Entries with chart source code
:::::

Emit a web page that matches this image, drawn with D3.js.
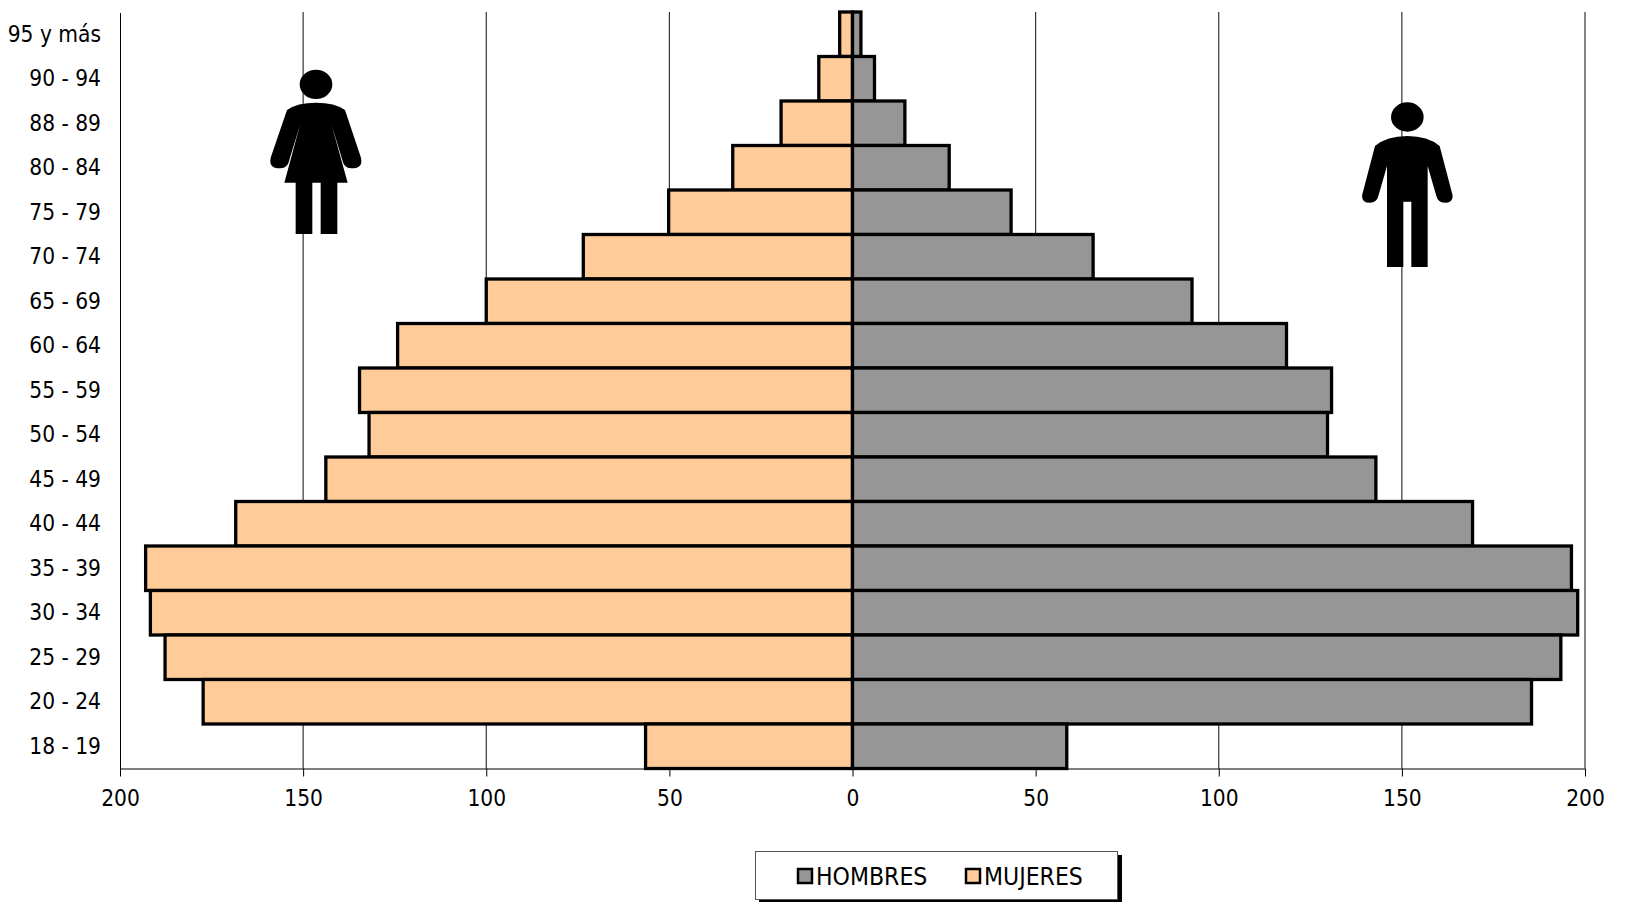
<!DOCTYPE html>
<html>
<head>
<meta charset="utf-8">
<script src="https://cdnjs.cloudflare.com/ajax/libs/d3/7.8.5/d3.min.js"></script>
<style>
html, body { margin: 0; padding: 0; background: #fff; }
svg { display: block; font-family: "DejaVu Sans Condensed", "DejaVu Sans", sans-serif; font-stretch: condensed; }
</style>
</head>
<body>
<svg id="chart" width="1648" height="902"></svg>
<script>
var ageGroups = ["95 y más", "90 - 94", "88 - 89", "80 - 84", "75 - 79", "70 - 74", "65 - 69", "60 - 64", "55 - 59",
	"50 - 54", "45 - 49", "40 - 44", "35 - 39", "30 - 34", "25 - 29", "20 - 24", "18 - 19"];
var mujeres = [3.5, 9.2, 19.5, 32.7, 50.2, 73.5, 100, 124.2, 134.6, 132, 143.8, 168.4, 193, 191.7, 187.7, 177.3, 56.5];
var hombres = [2.3, 6, 14.3, 26.4, 43.3, 65.7, 92.7, 118.5, 130.8, 129.7, 142.9, 169.3, 196.3, 198, 193.4, 185.4, 58.5];
var xTicks = [-200, -150, -100, -50, 0, 50, 100, 150, 200];
var legendLabels = ["HOMBRES", "MUJERES"];

var colorMujeres = "#FFCC99",
	colorHombres = "#969696";

var svg = d3.select("#chart");

var x = d3.scaleLinear().domain([-200, 200]).range([120, 1585]);
var y = d3.scaleBand().domain(ageGroups).range([12, 768.5]);

// Gridlines, behind the bars
svg.append("g").selectAll("line")
	.data(xTicks.slice(1))
	.enter().append("line")
	.attr("x1", function(d) { return x(d); })
	.attr("x2", function(d) { return x(d); })
	.attr("y1", y.range()[0])
	.attr("y2", y.range()[1])
	.style("stroke", "#222")
	.style("stroke-width", 1.1);

function addBars(values, color, left) {
	svg.append("g").selectAll("rect")
		.data(values)
		.enter().append("rect")
		.attr("x", function(d) { return left ? x(-d) : x(0); })
		.attr("y", function(d, i) { return y(ageGroups[i]); })
		.attr("width", function(d) { return left ? x(0) - x(-d) : x(d) - x(0); })
		.attr("height", y.bandwidth())
		.style("fill", color)
		.style("stroke", "#000")
		.style("stroke-width", 3.3);
}
addBars(mujeres, colorMujeres, true);
addBars(hombres, colorHombres, false);

// Axes
var xAxis = d3.axisBottom(x)
	.tickValues(xTicks)
	.tickSize(8)
	.tickPadding(14)
	.tickFormat(function(d) { return Math.abs(d); });
var gx = svg.append("g")
	.attr("transform", "translate(0," + y.range()[1] + ")")
	.call(xAxis);
gx.select(".domain").attr("d", "M" + x.range()[0] + ",0.5H" + x.range()[1]);

var yAxis = d3.axisLeft(y).tickSize(0).tickPadding(19);
var gy = svg.append("g")
	.attr("transform", "translate(" + x.range()[0] + ",0.5)")
	.call(yAxis);

svg.selectAll(".tick text")
	.style("font-family", '"DejaVu Sans Condensed", "DejaVu Sans", sans-serif')
	.style("font-size", "22.5px")
	.style("fill", "#000");
svg.selectAll(".domain, .tick line").style("stroke", "#000");

// Figures
var woman = svg.append("g").attr("transform", "scale(0.33333)");
woman.append("ellipse").attr("cx", 948).attr("cy", 253).attr("rx", 49).attr("ry", 44);
woman.append("path").attr("d",
	"M948,308 Q1005,308 1035,330 L1082,470 Q1092,505 1055,505 Q1036,505 1030,490 L995,375 L1043,548 L1012,548 L1012,702 " +
	"L962,702 L962,548 L937,548 L937,702 L887,702 L887,548 L853,548 L900,375 L865,490 Q859,505 840,505 Q803,505 813,470 " +
	"L861,330 Q891,308 948,308 Z");

var man = svg.append("g").attr("transform", "translate(1240,81) scale(0.33333)");
man.append("ellipse").attr("cx", 502).attr("cy", 108).attr("rx", 49).attr("ry", 44);
man.append("path").attr("d",
	"M502,165 Q440,165 405,195 L367,340 Q362,365 390,365 Q410,365 415,345 L441,255 L441,558 L490,558 L490,362 L514,362 " +
	"L514,558 L563,558 L563,255 L589,345 Q594,365 614,365 Q642,365 637,340 L599,195 Q564,165 502,165 Z");

// Legend
svg.append("rect").attr("x", 759).attr("y", 855).attr("width", 363).attr("height", 47).style("fill", "#000");
svg.append("rect").attr("x", 755.5).attr("y", 851.5).attr("width", 362).attr("height", 48)
	.style("fill", "#fff").style("stroke", "#555").style("stroke-width", 1);

var legendX = d3.scalePoint().domain(legendLabels).range([798, 966]);
var legendColor = d3.scaleOrdinal().domain(legendLabels).range([colorHombres, colorMujeres]);
var legend = svg.append("g").selectAll("g")
	.data(legendLabels)
	.enter().append("g")
	.attr("transform", function(d) { return "translate(" + legendX(d) + ",869)"; });
legend.append("rect")
	.attr("width", 14)
	.attr("height", 14)
	.style("fill", function(d) { return legendColor(d); })
	.style("stroke", "#000")
	.style("stroke-width", 2.5);
legend.append("text")
	.attr("x", 18)
	.attr("y", 16)
	.style("font-size", "24.5px")
	.text(function(d) { return d; });
</script>
</body>
</html>
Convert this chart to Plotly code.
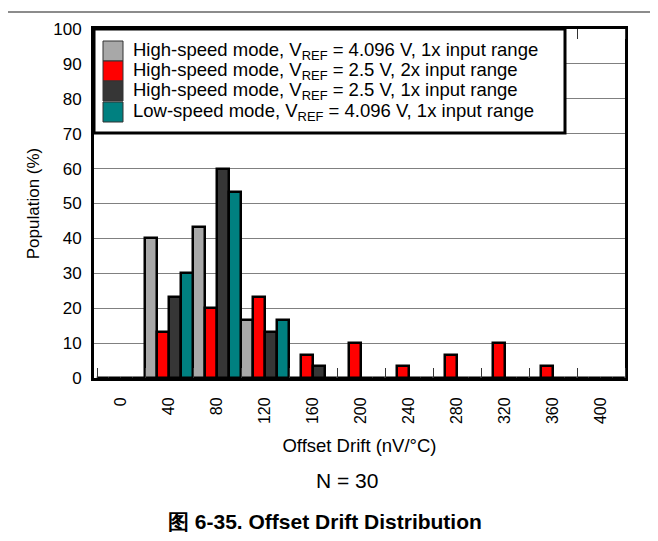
import plotly.graph_objects as go

# ================= DATA =================
DRIFT_BINS = [0, 40, 80, 120, 160, 200, 240, 280, 320, 360, 400]
TICK_LABELS = [str(v) for v in DRIFT_BINS]

SERIES_NAMES = [
    "High-speed mode, V<sub>REF</sub> = 4.096 V, 1x input range",
    "High-speed mode, V<sub>REF</sub> = 2.5 V, 2x input range",
    "High-speed mode, V<sub>REF</sub> = 2.5 V, 1x input range",
    "Low-speed mode, V<sub>REF</sub> = 4.096 V, 1x input range",
]
hs_4096_1x = [0, 40.0, 43.3, 16.7, 0, 0, 0, 0, 0, 0, 0]
hs_25_2x = [0, 13.3, 20.0, 23.3, 6.7, 10.0, 3.3, 6.7, 10.0, 3.3, 0]
hs_25_1x = [0, 23.3, 60.0, 13.3, 3.3, 0, 0, 0, 0, 0, 0]
ls_4096_1x = [0, 30.0, 53.3, 16.7, 0, 0, 0, 0, 0, 0, 0]
SERIES_VALUES = [hs_4096_1x, hs_25_2x, hs_25_1x, ls_4096_1x]
COLORS = ["#A8A8A8", "#FF0000", "#363636", "#008080"]
# ========================================

FONT = "Arial, Liberation Sans, sans-serif"
OFF = 8                          # page body margin
W, H = 658 - OFF, 541 - OFF
L, R, T, B = 94, 625, 29, 378    # plot area in page pixels


def px_x(px):
    return (px - L) / (R - L)


def px_y(py):
    return (B - py) / (B - T)


fig = go.Figure()
for name, vals, col in zip(SERIES_NAMES, SERIES_VALUES, COLORS):
    fig.add_trace(go.Bar(
        x=DRIFT_BINS, y=vals, name=name,
        marker=dict(color=col, line=dict(color="black", width=2.5)),
        showlegend=False,
    ))

shapes = []
annotations = []

# page frame lines
shapes.append(dict(type="line", xref="paper", yref="paper",
                   x0=px_x(OFF), x1=px_x(656), y0=px_y(12), y1=px_y(12),
                   line=dict(color="#666666", width=1.5)))
shapes.append(dict(type="line", xref="paper", yref="paper",
                   x0=px_x(656), x1=px_x(656), y0=px_y(12), y1=px_y(541),
                   line=dict(color="#666666", width=1.5)))

# custom legend box
shapes.append(dict(type="rect", xref="paper", yref="paper", layer="above",
                   x0=px_x(L), x1=px_x(565), y0=px_y(133), y1=px_y(T),
                   fillcolor="white", line=dict(color="black", width=3)))
row_tops = [41, 61, 81, 102]
for name, col, top in zip(SERIES_NAMES, COLORS, row_tops):
    shapes.append(dict(type="rect", xref="paper", yref="paper", layer="above",
                       x0=px_x(103), x1=px_x(123), y0=px_y(top + 20), y1=px_y(top),
                       fillcolor=col, line=dict(color="#333333", width=1)))
    annotations.append(dict(xref="paper", yref="paper", x=px_x(131), y=px_y(top + 10),
                            xanchor="left", yanchor="middle", showarrow=False,
                            text=name, font=dict(size=18.5, color="black", family=FONT)))

annotations.append(dict(xref="paper", yref="paper", x=px_x(347), y=px_y(480),
                        xanchor="center", yanchor="middle", showarrow=False,
                        text="N = 30", font=dict(size=21, color="black", family=FONT)))
annotations.append(dict(xref="paper", yref="paper", x=px_x(325), y=px_y(521),
                        xanchor="center", yanchor="middle", showarrow=False,
                        text="<b>图 6-35. Offset Drift Distribution</b>",
                        font=dict(size=21, color="black", family=FONT)))

fig.update_layout(
    width=W, height=H,
    margin=dict(l=L - OFF, r=W - (R - OFF), t=T - OFF, b=H - (B - OFF), pad=0),
    paper_bgcolor="white", plot_bgcolor="white",
    font=dict(family=FONT, color="black"),
    barmode="group", bargap=0, bargroupgap=0,
    shapes=shapes, annotations=annotations,
    showlegend=False,
)
fig.update_xaxes(
    range=[-22.5, 420], tickmode="array", tickvals=DRIFT_BINS, ticktext=TICK_LABELS,
    tickangle=-90, tickfont=dict(size=16), ticks="", ticklabelstandoff=10,
    showgrid=False, zeroline=False,
    showline=True, linecolor="black", linewidth=3, mirror="allticks",
    minor=dict(tick0=20, dtick=40, ticks="inside", ticklen=10, tickcolor="#333333", tickwidth=1),
    title=dict(text="Offset Drift (nV/°C)", font=dict(size=18.5), standoff=16),
)
fig.update_yaxes(
    range=[0, 100], dtick=10, tickfont=dict(size=17), ticks="", ticklabelstandoff=6,
    showgrid=True, gridcolor="#808080", gridwidth=1, zeroline=False,
    showline=True, linecolor="black", linewidth=3, mirror=True,
    title=dict(text="Population (%)", font=dict(size=17), standoff=10),
)

fig.write_html("out.html")
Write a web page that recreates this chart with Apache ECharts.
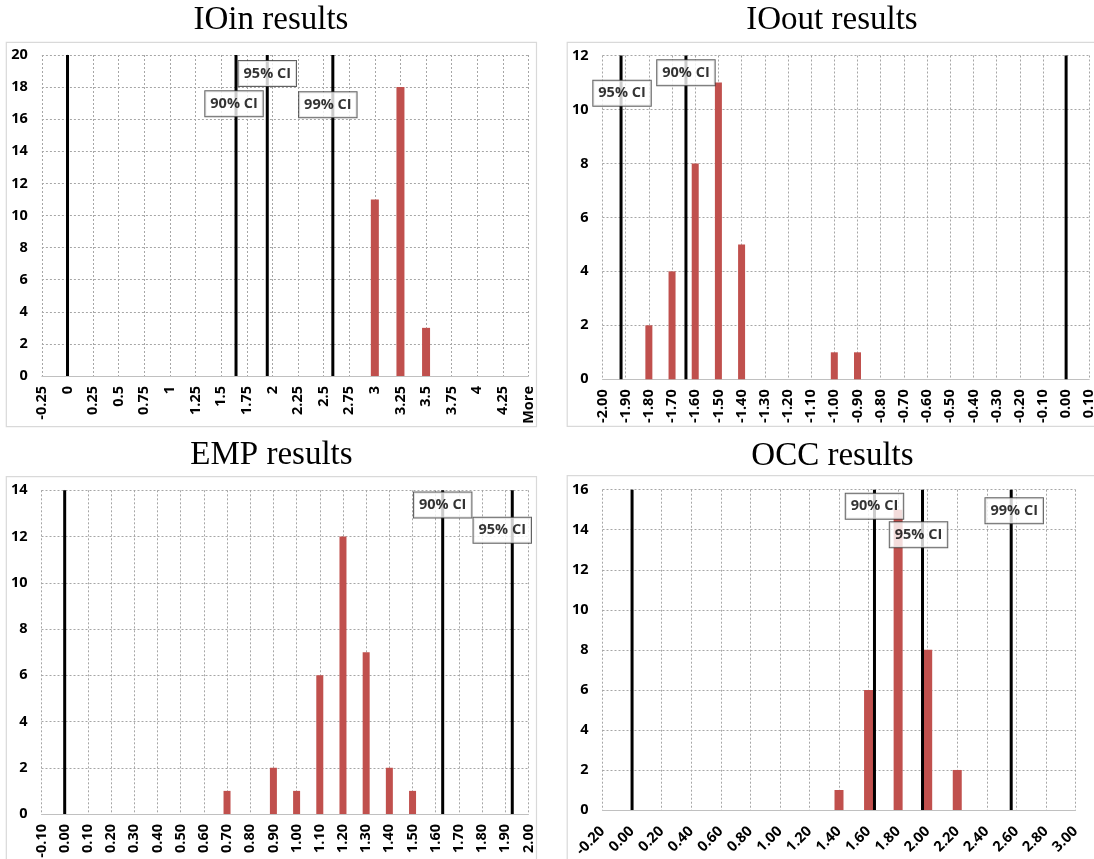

:::::

▶ _Short exercise_
Reproduce the data above exactly, but only the lines from the one showing "Convert this chart to Plotly code." through the one showing "annotations = []", with both ends kept and the pictures left out.

▶ _Output_
Convert this chart to Plotly code.
import plotly.graph_objects as go

# ================= DATA =================
DRIFT_BINS = [0, 40, 80, 120, 160, 200, 240, 280, 320, 360, 400]
TICK_LABELS = [str(v) for v in DRIFT_BINS]

SERIES_NAMES = [
    "High-speed mode, V<sub>REF</sub> = 4.096 V, 1x input range",
    "High-speed mode, V<sub>REF</sub> = 2.5 V, 2x input range",
    "High-speed mode, V<sub>REF</sub> = 2.5 V, 1x input range",
    "Low-speed mode, V<sub>REF</sub> = 4.096 V, 1x input range",
]
hs_4096_1x = [0, 40.0, 43.3, 16.7, 0, 0, 0, 0, 0, 0, 0]
hs_25_2x = [0, 13.3, 20.0, 23.3, 6.7, 10.0, 3.3, 6.7, 10.0, 3.3, 0]
hs_25_1x = [0, 23.3, 60.0, 13.3, 3.3, 0, 0, 0, 0, 0, 0]
ls_4096_1x = [0, 30.0, 53.3, 16.7, 0, 0, 0, 0, 0, 0, 0]
SERIES_VALUES = [hs_4096_1x, hs_25_2x, hs_25_1x, ls_4096_1x]
COLORS = ["#A8A8A8", "#FF0000", "#363636", "#008080"]
# ========================================

FONT = "Arial, Liberation Sans, sans-serif"
OFF = 8                          # page body margin
W, H = 658 - OFF, 541 - OFF
L, R, T, B = 94, 625, 29, 378    # plot area in page pixels


def px_x(px):
    return (px - L) / (R - L)


def px_y(py):
    return (B - py) / (B - T)


fig = go.Figure()
for name, vals, col in zip(SERIES_NAMES, SERIES_VALUES, COLORS):
    fig.add_trace(go.Bar(
        x=DRIFT_BINS, y=vals, name=name,
        marker=dict(color=col, line=dict(color="black", width=2.5)),
        showlegend=False,
    ))

shapes = []
annotations = []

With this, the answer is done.